> _TO DO_
Skip the pictures, please, and write out exactly the lines from the opening of the data through the line containing "import plotly.graph_objects as go".

— start of DATA TO USE —

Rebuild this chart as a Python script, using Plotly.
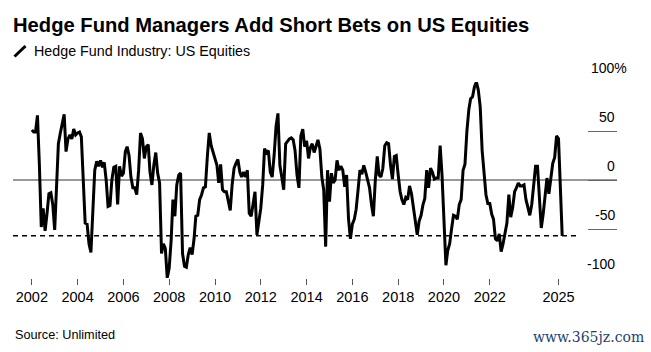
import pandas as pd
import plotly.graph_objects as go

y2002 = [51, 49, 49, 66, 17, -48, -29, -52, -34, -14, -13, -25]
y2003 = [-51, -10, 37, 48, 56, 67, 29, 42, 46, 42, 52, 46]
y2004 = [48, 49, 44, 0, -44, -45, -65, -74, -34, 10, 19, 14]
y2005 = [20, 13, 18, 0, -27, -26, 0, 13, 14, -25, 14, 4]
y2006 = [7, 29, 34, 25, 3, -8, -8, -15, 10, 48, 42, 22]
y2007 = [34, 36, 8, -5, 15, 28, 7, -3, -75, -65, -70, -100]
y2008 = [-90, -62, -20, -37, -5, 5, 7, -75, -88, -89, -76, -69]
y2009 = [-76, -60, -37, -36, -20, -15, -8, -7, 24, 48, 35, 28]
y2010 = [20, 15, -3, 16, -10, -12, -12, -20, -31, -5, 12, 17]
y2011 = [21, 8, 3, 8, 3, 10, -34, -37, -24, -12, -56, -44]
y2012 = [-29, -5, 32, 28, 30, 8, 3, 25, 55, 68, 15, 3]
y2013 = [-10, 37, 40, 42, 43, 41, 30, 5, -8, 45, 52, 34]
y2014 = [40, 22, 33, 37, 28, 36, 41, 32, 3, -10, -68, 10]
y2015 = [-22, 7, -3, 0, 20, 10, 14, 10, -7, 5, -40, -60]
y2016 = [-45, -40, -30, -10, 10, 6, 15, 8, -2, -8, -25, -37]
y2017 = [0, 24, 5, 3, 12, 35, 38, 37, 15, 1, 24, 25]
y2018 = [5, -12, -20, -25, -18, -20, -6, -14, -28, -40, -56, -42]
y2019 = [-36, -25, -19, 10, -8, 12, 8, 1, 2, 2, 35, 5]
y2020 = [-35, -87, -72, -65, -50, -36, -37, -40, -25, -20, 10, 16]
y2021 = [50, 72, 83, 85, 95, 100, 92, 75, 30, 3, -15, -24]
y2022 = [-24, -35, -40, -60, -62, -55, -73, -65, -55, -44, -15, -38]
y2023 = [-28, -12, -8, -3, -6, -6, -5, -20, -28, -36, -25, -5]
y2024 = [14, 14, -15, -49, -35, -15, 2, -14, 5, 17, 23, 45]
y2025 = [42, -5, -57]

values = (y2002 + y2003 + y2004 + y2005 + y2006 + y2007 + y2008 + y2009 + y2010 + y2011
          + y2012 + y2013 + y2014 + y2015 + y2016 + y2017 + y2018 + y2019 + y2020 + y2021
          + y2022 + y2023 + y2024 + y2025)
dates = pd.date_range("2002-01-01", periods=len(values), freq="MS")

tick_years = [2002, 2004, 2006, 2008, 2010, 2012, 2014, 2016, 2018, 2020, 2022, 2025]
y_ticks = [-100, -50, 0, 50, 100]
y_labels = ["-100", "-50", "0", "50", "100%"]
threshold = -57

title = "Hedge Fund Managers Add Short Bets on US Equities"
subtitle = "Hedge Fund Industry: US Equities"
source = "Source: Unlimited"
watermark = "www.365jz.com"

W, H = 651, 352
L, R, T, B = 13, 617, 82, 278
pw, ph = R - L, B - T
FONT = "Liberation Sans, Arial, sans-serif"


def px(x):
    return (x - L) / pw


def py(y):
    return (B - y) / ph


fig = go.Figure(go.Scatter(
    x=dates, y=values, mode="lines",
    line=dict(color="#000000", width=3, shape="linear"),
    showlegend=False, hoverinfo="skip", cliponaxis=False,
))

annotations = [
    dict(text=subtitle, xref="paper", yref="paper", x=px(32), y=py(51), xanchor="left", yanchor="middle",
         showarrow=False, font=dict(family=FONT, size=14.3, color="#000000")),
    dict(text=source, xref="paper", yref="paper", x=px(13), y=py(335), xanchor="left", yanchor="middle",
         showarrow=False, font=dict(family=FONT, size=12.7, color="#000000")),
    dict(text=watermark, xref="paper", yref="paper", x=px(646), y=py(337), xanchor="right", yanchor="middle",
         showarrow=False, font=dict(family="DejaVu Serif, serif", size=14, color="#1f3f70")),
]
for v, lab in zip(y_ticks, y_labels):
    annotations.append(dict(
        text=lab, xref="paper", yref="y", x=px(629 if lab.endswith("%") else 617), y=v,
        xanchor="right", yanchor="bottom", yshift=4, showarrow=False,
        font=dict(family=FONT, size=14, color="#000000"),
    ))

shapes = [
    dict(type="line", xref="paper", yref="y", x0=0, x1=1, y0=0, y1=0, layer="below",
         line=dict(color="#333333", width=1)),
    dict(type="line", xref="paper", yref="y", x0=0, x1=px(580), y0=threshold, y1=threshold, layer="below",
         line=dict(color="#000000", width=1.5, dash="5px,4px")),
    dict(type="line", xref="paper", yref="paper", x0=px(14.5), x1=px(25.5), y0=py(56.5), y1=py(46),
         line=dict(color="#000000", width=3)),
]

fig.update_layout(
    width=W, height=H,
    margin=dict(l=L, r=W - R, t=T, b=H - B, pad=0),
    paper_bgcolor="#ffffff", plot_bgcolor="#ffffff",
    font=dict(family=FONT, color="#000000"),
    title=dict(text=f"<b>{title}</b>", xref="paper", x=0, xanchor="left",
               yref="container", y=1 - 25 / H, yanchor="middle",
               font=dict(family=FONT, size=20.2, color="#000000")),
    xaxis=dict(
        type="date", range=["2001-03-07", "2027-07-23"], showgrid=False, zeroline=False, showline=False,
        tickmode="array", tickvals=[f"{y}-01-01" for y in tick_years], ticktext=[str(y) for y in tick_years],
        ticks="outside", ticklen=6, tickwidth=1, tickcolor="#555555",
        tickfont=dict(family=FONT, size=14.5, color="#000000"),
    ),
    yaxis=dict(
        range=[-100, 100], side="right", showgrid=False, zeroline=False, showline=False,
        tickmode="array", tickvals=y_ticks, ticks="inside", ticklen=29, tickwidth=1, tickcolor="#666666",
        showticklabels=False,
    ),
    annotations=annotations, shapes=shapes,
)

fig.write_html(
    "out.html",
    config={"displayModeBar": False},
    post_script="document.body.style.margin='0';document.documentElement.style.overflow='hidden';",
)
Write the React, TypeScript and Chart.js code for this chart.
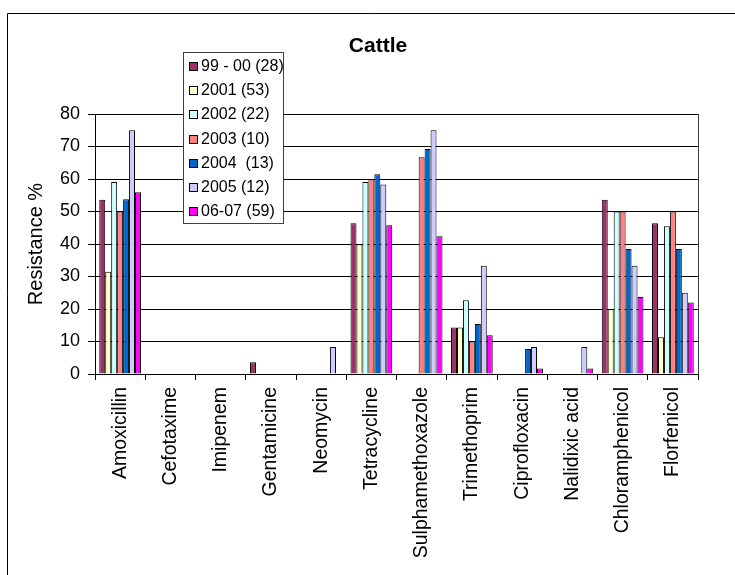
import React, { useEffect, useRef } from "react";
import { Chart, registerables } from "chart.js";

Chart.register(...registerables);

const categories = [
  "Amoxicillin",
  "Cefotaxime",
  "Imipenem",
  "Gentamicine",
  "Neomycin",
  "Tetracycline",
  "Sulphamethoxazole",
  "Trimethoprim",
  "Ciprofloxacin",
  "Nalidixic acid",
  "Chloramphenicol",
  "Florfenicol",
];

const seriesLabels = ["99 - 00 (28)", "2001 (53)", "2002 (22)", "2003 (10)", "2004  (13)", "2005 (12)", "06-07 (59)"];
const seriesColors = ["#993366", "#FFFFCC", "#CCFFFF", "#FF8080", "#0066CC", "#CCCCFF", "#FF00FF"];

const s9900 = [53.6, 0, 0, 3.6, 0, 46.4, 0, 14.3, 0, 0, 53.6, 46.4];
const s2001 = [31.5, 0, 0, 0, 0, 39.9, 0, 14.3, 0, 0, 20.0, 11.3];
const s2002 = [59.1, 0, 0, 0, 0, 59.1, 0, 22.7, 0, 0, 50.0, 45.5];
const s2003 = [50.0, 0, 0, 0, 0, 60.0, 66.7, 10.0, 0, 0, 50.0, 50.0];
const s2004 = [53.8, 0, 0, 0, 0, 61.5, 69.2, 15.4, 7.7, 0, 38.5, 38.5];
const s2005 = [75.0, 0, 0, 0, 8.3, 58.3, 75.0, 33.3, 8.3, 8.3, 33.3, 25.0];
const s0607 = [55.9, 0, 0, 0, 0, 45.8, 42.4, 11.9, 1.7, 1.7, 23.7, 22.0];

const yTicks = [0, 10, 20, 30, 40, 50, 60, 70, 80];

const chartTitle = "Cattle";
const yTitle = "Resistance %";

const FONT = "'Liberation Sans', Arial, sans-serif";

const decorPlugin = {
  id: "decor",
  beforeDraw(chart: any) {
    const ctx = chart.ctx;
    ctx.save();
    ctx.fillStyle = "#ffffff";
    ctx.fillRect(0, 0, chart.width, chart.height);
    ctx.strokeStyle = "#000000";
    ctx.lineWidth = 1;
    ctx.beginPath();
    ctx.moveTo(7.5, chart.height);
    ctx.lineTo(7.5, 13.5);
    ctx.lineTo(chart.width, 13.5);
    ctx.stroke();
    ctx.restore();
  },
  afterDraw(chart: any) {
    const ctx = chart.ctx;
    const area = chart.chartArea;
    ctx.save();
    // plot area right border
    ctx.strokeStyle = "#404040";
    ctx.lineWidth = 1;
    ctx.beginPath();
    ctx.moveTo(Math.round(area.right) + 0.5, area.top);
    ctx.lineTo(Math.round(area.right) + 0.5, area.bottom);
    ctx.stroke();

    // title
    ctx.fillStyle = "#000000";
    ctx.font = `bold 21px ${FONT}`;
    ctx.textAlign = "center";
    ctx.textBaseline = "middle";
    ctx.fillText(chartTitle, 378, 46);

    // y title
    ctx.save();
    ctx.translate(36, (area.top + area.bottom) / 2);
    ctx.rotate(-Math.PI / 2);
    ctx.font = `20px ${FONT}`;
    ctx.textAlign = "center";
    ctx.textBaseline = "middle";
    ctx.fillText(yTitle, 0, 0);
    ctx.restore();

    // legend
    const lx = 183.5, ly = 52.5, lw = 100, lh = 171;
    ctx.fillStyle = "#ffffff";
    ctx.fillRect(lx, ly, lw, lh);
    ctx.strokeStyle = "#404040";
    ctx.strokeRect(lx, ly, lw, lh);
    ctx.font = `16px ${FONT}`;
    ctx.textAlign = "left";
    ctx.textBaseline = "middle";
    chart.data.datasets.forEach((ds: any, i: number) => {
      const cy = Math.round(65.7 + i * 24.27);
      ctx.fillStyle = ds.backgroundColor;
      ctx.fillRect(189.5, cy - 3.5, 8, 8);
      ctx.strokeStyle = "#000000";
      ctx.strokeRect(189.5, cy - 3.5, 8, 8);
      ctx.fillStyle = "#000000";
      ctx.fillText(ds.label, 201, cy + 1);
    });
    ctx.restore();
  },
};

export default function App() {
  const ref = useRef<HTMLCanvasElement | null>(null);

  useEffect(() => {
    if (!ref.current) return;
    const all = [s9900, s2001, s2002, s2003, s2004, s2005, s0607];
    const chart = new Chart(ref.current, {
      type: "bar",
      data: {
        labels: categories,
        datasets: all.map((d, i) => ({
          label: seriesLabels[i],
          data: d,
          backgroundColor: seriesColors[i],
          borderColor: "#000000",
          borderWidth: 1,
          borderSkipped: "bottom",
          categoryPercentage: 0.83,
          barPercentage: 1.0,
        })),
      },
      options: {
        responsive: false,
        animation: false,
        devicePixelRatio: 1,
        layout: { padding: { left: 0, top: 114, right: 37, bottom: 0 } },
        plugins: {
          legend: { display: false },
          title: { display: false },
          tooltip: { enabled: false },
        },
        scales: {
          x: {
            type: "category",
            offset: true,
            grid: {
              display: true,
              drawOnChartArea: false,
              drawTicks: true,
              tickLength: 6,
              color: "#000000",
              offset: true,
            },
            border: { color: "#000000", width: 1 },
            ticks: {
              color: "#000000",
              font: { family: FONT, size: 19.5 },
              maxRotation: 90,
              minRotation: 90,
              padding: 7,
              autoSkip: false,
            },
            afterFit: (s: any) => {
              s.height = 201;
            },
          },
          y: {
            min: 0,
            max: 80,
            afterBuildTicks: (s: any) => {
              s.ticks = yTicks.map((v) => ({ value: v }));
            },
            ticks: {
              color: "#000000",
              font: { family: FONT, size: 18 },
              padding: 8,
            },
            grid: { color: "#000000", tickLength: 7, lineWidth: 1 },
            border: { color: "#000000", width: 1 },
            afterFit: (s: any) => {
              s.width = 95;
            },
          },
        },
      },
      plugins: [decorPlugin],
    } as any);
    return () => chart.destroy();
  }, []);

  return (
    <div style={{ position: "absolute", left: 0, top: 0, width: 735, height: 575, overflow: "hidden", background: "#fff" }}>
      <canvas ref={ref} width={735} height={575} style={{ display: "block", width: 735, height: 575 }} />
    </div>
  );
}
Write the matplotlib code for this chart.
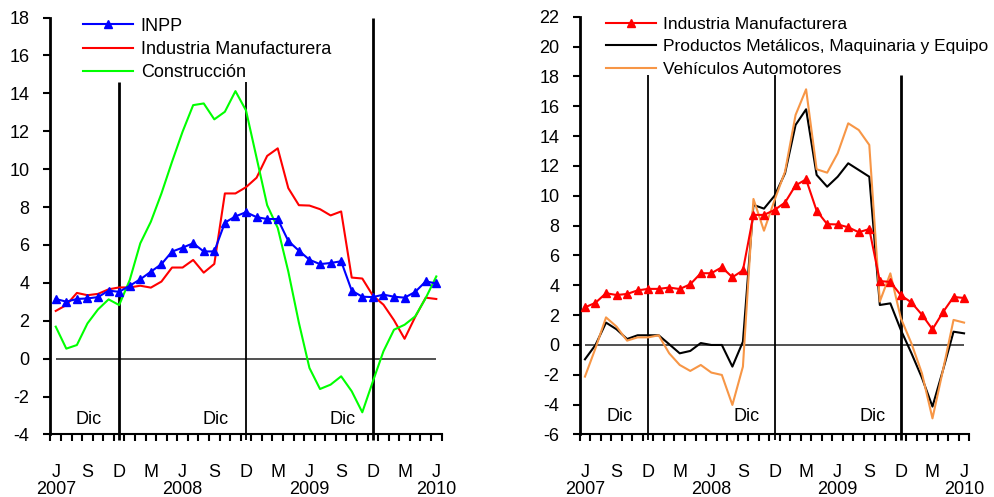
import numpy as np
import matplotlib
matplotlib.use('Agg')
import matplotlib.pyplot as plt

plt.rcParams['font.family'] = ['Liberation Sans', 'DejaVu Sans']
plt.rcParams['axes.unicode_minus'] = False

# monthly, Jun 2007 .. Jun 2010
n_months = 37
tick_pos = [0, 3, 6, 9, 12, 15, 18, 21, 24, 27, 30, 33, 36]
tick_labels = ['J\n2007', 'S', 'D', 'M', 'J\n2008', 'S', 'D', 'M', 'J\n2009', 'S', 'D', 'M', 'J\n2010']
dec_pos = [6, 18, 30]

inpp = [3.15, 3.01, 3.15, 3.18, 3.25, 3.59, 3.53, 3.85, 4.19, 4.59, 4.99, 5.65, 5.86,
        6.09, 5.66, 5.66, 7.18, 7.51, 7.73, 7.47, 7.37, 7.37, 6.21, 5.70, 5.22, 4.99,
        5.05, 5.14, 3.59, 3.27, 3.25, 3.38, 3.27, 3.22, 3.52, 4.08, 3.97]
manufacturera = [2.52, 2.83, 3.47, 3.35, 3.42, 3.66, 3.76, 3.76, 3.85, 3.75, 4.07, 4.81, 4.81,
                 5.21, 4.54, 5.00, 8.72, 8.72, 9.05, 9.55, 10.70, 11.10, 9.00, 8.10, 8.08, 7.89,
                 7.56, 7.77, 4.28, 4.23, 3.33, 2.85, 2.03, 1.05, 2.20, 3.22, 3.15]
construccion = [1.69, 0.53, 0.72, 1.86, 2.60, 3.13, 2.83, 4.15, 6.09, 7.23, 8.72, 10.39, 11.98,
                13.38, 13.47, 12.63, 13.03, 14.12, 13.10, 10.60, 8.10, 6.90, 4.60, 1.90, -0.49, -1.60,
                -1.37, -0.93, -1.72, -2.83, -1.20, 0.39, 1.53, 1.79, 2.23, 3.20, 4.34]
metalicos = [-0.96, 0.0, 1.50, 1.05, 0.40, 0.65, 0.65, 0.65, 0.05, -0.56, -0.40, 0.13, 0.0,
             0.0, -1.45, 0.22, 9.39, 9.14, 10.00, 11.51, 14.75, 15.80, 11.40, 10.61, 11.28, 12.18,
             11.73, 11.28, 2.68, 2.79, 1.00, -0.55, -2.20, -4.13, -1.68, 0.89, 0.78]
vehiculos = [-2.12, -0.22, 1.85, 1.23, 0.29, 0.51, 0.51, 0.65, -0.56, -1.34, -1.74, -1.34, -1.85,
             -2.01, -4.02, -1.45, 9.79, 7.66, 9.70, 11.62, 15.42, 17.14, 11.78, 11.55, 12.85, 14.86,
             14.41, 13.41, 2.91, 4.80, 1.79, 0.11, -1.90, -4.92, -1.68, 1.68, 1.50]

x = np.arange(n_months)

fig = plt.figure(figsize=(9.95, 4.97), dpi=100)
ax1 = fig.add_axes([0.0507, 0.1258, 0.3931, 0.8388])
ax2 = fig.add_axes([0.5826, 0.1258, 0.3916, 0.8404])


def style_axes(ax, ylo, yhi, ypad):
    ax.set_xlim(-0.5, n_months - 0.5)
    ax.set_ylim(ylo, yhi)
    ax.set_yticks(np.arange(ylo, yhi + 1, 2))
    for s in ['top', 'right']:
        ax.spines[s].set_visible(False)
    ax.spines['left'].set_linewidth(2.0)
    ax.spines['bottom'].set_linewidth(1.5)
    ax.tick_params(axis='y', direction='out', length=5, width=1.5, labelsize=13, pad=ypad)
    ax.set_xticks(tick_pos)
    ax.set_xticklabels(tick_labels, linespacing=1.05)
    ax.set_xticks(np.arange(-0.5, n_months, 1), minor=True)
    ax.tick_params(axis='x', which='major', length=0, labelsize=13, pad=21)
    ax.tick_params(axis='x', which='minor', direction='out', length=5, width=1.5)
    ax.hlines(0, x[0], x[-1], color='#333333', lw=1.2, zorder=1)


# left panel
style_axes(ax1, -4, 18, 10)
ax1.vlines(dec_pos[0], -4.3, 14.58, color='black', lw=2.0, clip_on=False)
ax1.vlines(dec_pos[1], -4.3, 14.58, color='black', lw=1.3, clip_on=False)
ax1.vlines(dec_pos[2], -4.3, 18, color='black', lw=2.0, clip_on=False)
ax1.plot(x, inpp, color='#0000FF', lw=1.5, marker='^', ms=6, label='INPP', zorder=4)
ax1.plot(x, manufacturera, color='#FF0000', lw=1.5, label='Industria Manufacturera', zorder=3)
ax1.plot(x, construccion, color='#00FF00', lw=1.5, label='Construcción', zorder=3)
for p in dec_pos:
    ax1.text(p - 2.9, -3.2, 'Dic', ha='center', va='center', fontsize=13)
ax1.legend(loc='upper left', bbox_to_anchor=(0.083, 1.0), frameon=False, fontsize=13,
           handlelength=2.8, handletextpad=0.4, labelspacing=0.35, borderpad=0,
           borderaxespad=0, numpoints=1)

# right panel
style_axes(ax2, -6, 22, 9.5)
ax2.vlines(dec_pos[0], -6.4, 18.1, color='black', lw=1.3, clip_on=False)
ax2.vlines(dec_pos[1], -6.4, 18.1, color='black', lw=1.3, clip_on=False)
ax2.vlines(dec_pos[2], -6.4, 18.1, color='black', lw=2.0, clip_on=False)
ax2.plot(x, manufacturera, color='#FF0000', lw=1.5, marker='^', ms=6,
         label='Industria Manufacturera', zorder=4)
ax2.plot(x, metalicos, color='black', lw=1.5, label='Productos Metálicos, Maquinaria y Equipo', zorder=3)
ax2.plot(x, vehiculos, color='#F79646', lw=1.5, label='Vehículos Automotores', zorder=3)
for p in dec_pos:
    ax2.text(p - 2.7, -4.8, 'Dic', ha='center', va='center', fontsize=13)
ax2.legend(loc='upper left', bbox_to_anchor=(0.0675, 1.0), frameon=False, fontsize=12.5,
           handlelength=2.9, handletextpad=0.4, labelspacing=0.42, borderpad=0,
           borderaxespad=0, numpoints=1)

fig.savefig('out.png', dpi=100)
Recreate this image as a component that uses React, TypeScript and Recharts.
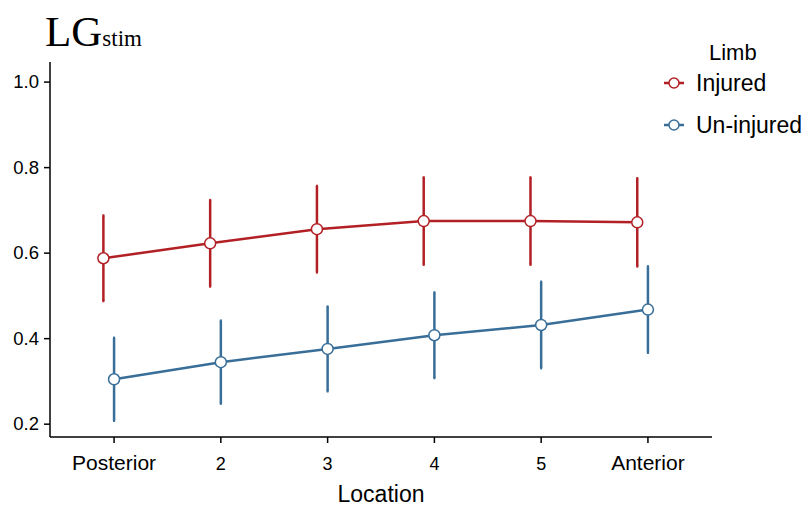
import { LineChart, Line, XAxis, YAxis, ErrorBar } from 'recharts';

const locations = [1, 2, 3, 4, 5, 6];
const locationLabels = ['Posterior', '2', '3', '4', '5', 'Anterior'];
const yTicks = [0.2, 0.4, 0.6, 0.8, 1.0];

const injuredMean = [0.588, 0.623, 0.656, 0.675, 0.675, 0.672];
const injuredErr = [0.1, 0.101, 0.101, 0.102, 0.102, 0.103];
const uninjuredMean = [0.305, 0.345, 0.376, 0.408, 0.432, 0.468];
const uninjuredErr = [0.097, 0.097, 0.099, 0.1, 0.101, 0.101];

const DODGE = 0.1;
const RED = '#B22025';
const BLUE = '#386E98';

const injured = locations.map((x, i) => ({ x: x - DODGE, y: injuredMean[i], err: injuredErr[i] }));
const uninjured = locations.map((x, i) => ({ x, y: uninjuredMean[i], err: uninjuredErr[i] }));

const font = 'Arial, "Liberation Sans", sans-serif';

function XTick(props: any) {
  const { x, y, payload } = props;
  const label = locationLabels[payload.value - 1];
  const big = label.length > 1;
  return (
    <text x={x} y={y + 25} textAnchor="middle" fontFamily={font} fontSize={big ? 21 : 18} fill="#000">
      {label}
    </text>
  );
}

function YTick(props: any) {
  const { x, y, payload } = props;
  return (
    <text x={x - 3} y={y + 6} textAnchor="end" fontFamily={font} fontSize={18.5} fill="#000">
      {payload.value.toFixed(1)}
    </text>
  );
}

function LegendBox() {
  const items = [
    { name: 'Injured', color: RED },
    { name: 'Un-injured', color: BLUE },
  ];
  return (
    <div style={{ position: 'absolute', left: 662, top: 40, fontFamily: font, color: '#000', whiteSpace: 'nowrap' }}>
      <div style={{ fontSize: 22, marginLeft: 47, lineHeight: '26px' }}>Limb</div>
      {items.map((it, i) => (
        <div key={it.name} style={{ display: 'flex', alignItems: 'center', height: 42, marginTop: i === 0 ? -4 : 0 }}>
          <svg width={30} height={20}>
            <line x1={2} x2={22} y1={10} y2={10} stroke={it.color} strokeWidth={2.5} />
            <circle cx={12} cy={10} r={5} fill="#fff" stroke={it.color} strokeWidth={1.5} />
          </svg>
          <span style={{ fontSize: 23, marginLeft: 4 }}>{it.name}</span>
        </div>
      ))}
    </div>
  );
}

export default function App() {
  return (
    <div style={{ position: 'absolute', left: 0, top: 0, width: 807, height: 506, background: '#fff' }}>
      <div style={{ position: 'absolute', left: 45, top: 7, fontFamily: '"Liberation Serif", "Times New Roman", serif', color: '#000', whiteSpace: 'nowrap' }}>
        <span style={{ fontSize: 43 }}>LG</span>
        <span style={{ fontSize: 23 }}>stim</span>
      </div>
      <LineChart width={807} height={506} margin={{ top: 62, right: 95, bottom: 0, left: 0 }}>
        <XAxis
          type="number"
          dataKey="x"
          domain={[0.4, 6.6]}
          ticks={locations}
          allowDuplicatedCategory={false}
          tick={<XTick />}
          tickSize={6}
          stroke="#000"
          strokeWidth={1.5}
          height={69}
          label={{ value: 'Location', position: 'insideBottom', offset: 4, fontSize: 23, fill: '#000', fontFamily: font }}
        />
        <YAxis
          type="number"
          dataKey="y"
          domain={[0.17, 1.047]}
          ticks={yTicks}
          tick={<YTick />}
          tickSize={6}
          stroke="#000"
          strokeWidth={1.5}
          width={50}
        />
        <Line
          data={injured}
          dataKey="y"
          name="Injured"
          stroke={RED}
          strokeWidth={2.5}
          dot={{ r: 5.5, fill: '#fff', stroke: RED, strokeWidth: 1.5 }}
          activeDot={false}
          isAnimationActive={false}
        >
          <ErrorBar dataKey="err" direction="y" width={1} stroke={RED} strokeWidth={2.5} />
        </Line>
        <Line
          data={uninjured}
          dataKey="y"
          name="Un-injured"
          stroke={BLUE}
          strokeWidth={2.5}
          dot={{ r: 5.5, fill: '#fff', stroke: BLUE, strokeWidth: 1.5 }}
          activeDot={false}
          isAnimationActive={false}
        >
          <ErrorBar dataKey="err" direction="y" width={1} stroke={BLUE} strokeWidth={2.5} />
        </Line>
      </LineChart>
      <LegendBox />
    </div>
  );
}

— end of DATA TO USE —

> _COMPLETE OUTPUT_
Rebuild this chart as a Python script, using Plotly.
import pandas as pd
import plotly.graph_objects as go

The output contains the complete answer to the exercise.